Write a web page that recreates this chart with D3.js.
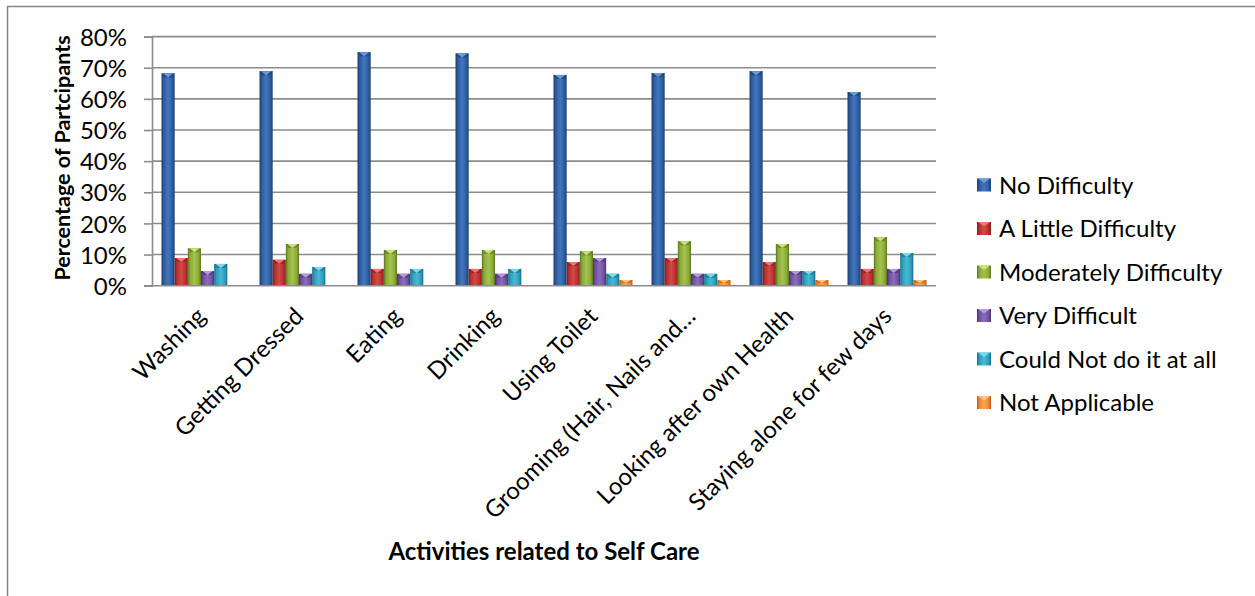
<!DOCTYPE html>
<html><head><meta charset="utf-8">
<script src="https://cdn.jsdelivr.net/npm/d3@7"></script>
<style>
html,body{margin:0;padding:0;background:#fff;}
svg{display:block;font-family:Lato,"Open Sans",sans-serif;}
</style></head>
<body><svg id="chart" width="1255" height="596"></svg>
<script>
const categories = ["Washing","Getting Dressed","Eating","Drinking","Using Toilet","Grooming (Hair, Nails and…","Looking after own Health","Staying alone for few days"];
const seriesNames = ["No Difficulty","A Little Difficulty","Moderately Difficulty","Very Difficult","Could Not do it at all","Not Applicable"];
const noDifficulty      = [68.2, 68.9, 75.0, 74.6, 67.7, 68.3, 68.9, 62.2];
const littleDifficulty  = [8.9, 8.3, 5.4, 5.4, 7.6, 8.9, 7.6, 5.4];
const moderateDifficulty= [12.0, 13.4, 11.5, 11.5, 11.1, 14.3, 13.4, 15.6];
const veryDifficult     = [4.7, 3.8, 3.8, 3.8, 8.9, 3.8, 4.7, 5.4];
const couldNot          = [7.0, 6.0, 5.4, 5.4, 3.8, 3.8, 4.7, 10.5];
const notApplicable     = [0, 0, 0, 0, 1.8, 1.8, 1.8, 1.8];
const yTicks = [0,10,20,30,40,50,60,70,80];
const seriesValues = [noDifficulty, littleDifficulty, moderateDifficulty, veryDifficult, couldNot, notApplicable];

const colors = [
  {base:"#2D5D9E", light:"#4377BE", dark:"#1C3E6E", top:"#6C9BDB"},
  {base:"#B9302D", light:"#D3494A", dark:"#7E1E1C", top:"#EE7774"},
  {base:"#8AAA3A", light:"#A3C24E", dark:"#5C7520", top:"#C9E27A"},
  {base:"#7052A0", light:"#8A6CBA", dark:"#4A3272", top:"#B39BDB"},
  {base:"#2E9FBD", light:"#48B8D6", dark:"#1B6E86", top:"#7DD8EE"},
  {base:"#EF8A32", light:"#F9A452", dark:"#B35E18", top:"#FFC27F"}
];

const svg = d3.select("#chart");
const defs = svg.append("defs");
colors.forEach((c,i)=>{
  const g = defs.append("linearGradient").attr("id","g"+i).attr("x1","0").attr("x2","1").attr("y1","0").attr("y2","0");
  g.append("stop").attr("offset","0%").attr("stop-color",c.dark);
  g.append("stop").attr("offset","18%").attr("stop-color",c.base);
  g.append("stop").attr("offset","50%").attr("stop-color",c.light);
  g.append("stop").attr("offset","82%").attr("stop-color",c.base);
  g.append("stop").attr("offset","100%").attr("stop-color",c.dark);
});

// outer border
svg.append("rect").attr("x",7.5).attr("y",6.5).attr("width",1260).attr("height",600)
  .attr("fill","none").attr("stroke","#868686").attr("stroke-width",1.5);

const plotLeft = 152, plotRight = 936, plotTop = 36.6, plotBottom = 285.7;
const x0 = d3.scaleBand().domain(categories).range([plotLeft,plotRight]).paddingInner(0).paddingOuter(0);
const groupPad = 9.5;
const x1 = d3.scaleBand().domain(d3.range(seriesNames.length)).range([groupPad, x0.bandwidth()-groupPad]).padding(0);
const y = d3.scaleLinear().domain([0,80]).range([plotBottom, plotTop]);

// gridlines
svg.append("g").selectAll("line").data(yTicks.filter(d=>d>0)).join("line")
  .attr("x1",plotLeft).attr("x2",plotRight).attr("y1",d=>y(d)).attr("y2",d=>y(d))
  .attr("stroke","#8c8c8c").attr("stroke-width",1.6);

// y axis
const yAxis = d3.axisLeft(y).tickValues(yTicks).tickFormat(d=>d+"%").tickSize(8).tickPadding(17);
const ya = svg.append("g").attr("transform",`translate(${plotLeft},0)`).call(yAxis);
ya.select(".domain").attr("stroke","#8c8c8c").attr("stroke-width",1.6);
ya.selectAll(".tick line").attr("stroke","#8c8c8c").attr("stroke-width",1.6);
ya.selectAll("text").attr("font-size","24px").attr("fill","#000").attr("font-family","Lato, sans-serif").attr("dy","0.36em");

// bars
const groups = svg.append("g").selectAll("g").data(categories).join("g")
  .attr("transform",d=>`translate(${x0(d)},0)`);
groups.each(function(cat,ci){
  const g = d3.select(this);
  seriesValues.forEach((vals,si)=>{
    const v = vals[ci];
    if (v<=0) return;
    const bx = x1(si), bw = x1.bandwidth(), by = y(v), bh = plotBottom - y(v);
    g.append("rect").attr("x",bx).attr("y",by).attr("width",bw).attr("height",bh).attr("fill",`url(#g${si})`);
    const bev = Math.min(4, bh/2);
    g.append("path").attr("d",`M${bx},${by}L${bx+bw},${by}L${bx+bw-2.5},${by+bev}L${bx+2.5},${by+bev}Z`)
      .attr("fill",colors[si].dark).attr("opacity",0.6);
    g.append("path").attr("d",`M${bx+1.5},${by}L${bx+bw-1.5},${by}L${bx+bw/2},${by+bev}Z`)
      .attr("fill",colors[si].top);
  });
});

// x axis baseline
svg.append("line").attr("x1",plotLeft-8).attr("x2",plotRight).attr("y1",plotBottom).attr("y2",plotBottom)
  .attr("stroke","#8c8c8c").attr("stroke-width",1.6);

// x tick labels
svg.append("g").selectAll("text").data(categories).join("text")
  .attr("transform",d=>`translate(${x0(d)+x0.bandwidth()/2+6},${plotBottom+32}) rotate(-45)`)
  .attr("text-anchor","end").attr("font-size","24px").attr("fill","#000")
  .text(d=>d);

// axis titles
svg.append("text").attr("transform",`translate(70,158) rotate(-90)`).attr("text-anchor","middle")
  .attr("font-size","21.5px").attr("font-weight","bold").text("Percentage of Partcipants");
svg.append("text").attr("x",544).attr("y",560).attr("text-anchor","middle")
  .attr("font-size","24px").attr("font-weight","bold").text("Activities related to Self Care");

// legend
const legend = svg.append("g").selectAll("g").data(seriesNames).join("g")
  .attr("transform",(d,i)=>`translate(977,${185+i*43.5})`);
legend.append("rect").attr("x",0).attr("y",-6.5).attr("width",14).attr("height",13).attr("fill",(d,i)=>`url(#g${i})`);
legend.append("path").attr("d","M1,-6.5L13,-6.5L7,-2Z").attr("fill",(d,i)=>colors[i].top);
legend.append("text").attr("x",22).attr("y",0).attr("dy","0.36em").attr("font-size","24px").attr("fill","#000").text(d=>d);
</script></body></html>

**GIVEN TASK**
Without the pictures, write out all of the material exactly.

**RESPONSE**
Write a web page that recreates this chart with D3.js.
<!DOCTYPE html>
<html><head><meta charset="utf-8">
<script src="https://cdn.jsdelivr.net/npm/d3@7"></script>
<style>
html,body{margin:0;padding:0;background:#fff;}
svg{display:block;font-family:Lato,"Open Sans",sans-serif;}
</style></head>
<body><svg id="chart" width="1255" height="596"></svg>
<script>
const categories = ["Washing","Getting Dressed","Eating","Drinking","Using Toilet","Grooming (Hair, Nails and…","Looking after own Health","Staying alone for few days"];
const seriesNames = ["No Difficulty","A Little Difficulty","Moderately Difficulty","Very Difficult","Could Not do it at all","Not Applicable"];
const noDifficulty      = [68.2, 68.9, 75.0, 74.6, 67.7, 68.3, 68.9, 62.2];
const littleDifficulty  = [8.9, 8.3, 5.4, 5.4, 7.6, 8.9, 7.6, 5.4];
const moderateDifficulty= [12.0, 13.4, 11.5, 11.5, 11.1, 14.3, 13.4, 15.6];
const veryDifficult     = [4.7, 3.8, 3.8, 3.8, 8.9, 3.8, 4.7, 5.4];
const couldNot          = [7.0, 6.0, 5.4, 5.4, 3.8, 3.8, 4.7, 10.5];
const notApplicable     = [0, 0, 0, 0, 1.8, 1.8, 1.8, 1.8];
const yTicks = [0,10,20,30,40,50,60,70,80];
const seriesValues = [noDifficulty, littleDifficulty, moderateDifficulty, veryDifficult, couldNot, notApplicable];

const colors = [
  {base:"#2D5D9E", light:"#4377BE", dark:"#1C3E6E", top:"#6C9BDB"},
  {base:"#B9302D", light:"#D3494A", dark:"#7E1E1C", top:"#EE7774"},
  {base:"#8AAA3A", light:"#A3C24E", dark:"#5C7520", top:"#C9E27A"},
  {base:"#7052A0", light:"#8A6CBA", dark:"#4A3272", top:"#B39BDB"},
  {base:"#2E9FBD", light:"#48B8D6", dark:"#1B6E86", top:"#7DD8EE"},
  {base:"#EF8A32", light:"#F9A452", dark:"#B35E18", top:"#FFC27F"}
];

const svg = d3.select("#chart");
const defs = svg.append("defs");
colors.forEach((c,i)=>{
  const g = defs.append("linearGradient").attr("id","g"+i).attr("x1","0").attr("x2","1").attr("y1","0").attr("y2","0");
  g.append("stop").attr("offset","0%").attr("stop-color",c.dark);
  g.append("stop").attr("offset","18%").attr("stop-color",c.base);
  g.append("stop").attr("offset","50%").attr("stop-color",c.light);
  g.append("stop").attr("offset","82%").attr("stop-color",c.base);
  g.append("stop").attr("offset","100%").attr("stop-color",c.dark);
});

// outer border
svg.append("rect").attr("x",7.5).attr("y",6.5).attr("width",1260).attr("height",600)
  .attr("fill","none").attr("stroke","#868686").attr("stroke-width",1.5);

const plotLeft = 152, plotRight = 936, plotTop = 36.6, plotBottom = 285.7;
const x0 = d3.scaleBand().domain(categories).range([plotLeft,plotRight]).paddingInner(0).paddingOuter(0);
const groupPad = 9.5;
const x1 = d3.scaleBand().domain(d3.range(seriesNames.length)).range([groupPad, x0.bandwidth()-groupPad]).padding(0);
const y = d3.scaleLinear().domain([0,80]).range([plotBottom, plotTop]);

// gridlines
svg.append("g").selectAll("line").data(yTicks.filter(d=>d>0)).join("line")
  .attr("x1",plotLeft).attr("x2",plotRight).attr("y1",d=>y(d)).attr("y2",d=>y(d))
  .attr("stroke","#8c8c8c").attr("stroke-width",1.6);

// y axis
const yAxis = d3.axisLeft(y).tickValues(yTicks).tickFormat(d=>d+"%").tickSize(8).tickPadding(17);
const ya = svg.append("g").attr("transform",`translate(${plotLeft},0)`).call(yAxis);
ya.select(".domain").attr("stroke","#8c8c8c").attr("stroke-width",1.6);
ya.selectAll(".tick line").attr("stroke","#8c8c8c").attr("stroke-width",1.6);
ya.selectAll("text").attr("font-size","24px").attr("fill","#000").attr("font-family","Lato, sans-serif").attr("dy","0.36em");

// bars
const groups = svg.append("g").selectAll("g").data(categories).join("g")
  .attr("transform",d=>`translate(${x0(d)},0)`);
groups.each(function(cat,ci){
  const g = d3.select(this);
  seriesValues.forEach((vals,si)=>{
    const v = vals[ci];
    if (v<=0) return;
    const bx = x1(si), bw = x1.bandwidth(), by = y(v), bh = plotBottom - y(v);
    g.append("rect").attr("x",bx).attr("y",by).attr("width",bw).attr("height",bh).attr("fill",`url(#g${si})`);
    const bev = Math.min(4, bh/2);
    g.append("path").attr("d",`M${bx},${by}L${bx+bw},${by}L${bx+bw-2.5},${by+bev}L${bx+2.5},${by+bev}Z`)
      .attr("fill",colors[si].dark).attr("opacity",0.6);
    g.append("path").attr("d",`M${bx+1.5},${by}L${bx+bw-1.5},${by}L${bx+bw/2},${by+bev}Z`)
      .attr("fill",colors[si].top);
  });
});

// x axis baseline
svg.append("line").attr("x1",plotLeft-8).attr("x2",plotRight).attr("y1",plotBottom).attr("y2",plotBottom)
  .attr("stroke","#8c8c8c").attr("stroke-width",1.6);

// x tick labels
svg.append("g").selectAll("text").data(categories).join("text")
  .attr("transform",d=>`translate(${x0(d)+x0.bandwidth()/2+6},${plotBottom+32}) rotate(-45)`)
  .attr("text-anchor","end").attr("font-size","24px").attr("fill","#000")
  .text(d=>d);

// axis titles
svg.append("text").attr("transform",`translate(70,158) rotate(-90)`).attr("text-anchor","middle")
  .attr("font-size","21.5px").attr("font-weight","bold").text("Percentage of Partcipants");
svg.append("text").attr("x",544).attr("y",560).attr("text-anchor","middle")
  .attr("font-size","24px").attr("font-weight","bold").text("Activities related to Self Care");

// legend
const legend = svg.append("g").selectAll("g").data(seriesNames).join("g")
  .attr("transform",(d,i)=>`translate(977,${185+i*43.5})`);
legend.append("rect").attr("x",0).attr("y",-6.5).attr("width",14).attr("height",13).attr("fill",(d,i)=>`url(#g${i})`);
legend.append("path").attr("d","M1,-6.5L13,-6.5L7,-2Z").attr("fill",(d,i)=>colors[i].top);
legend.append("text").attr("x",22).attr("y",0).attr("dy","0.36em").attr("font-size","24px").attr("fill","#000").text(d=>d);
</script></body></html>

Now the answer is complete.